[start]

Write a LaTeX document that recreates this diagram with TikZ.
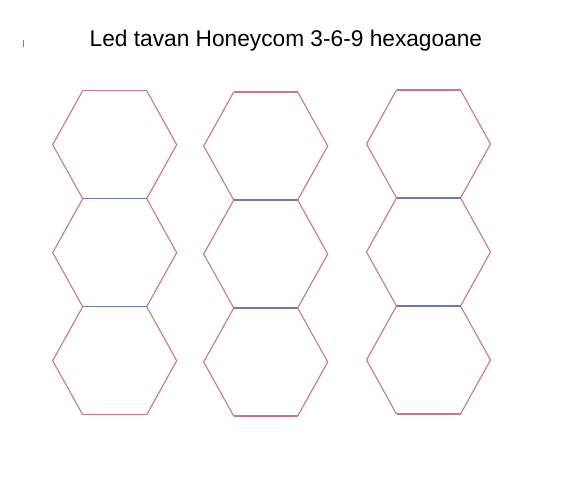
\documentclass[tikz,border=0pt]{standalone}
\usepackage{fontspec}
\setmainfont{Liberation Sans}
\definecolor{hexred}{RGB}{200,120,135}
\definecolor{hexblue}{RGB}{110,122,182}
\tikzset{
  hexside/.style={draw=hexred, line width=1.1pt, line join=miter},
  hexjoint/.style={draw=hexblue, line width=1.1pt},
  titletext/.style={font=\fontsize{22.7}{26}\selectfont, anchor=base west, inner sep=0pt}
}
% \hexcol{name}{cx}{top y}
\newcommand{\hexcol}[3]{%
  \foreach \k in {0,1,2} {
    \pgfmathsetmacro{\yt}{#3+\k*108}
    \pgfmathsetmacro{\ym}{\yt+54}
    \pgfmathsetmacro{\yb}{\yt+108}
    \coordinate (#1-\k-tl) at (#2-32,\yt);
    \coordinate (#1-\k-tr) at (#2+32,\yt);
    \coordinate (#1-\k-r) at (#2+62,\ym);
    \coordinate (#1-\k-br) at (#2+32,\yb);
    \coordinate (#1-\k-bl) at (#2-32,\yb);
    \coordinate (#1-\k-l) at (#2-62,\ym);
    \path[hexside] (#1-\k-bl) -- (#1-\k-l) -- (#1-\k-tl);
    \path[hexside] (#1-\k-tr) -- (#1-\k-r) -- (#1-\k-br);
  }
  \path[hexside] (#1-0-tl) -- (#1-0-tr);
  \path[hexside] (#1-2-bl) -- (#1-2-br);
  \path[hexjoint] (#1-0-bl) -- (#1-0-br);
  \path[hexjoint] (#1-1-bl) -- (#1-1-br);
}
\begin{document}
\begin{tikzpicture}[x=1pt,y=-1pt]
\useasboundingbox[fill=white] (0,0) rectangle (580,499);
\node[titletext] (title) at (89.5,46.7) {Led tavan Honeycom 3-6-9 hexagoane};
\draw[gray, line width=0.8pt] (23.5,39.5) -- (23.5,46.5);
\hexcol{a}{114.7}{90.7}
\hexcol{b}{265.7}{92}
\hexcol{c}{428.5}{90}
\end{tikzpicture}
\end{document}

[end]

▶ Given task: Quote in full the listing given above; the images are to be left out.

▶ Problem solution:
Write a LaTeX document that recreates this diagram with TikZ.
\documentclass[tikz,border=0pt]{standalone}
\usepackage{fontspec}
\setmainfont{Liberation Sans}
\definecolor{hexred}{RGB}{200,120,135}
\definecolor{hexblue}{RGB}{110,122,182}
\tikzset{
  hexside/.style={draw=hexred, line width=1.1pt, line join=miter},
  hexjoint/.style={draw=hexblue, line width=1.1pt},
  titletext/.style={font=\fontsize{22.7}{26}\selectfont, anchor=base west, inner sep=0pt}
}
% \hexcol{name}{cx}{top y}
\newcommand{\hexcol}[3]{%
  \foreach \k in {0,1,2} {
    \pgfmathsetmacro{\yt}{#3+\k*108}
    \pgfmathsetmacro{\ym}{\yt+54}
    \pgfmathsetmacro{\yb}{\yt+108}
    \coordinate (#1-\k-tl) at (#2-32,\yt);
    \coordinate (#1-\k-tr) at (#2+32,\yt);
    \coordinate (#1-\k-r) at (#2+62,\ym);
    \coordinate (#1-\k-br) at (#2+32,\yb);
    \coordinate (#1-\k-bl) at (#2-32,\yb);
    \coordinate (#1-\k-l) at (#2-62,\ym);
    \path[hexside] (#1-\k-bl) -- (#1-\k-l) -- (#1-\k-tl);
    \path[hexside] (#1-\k-tr) -- (#1-\k-r) -- (#1-\k-br);
  }
  \path[hexside] (#1-0-tl) -- (#1-0-tr);
  \path[hexside] (#1-2-bl) -- (#1-2-br);
  \path[hexjoint] (#1-0-bl) -- (#1-0-br);
  \path[hexjoint] (#1-1-bl) -- (#1-1-br);
}
\begin{document}
\begin{tikzpicture}[x=1pt,y=-1pt]
\useasboundingbox[fill=white] (0,0) rectangle (580,499);
\node[titletext] (title) at (89.5,46.7) {Led tavan Honeycom 3-6-9 hexagoane};
\draw[gray, line width=0.8pt] (23.5,39.5) -- (23.5,46.5);
\hexcol{a}{114.7}{90.7}
\hexcol{b}{265.7}{92}
\hexcol{c}{428.5}{90}
\end{tikzpicture}
\end{document}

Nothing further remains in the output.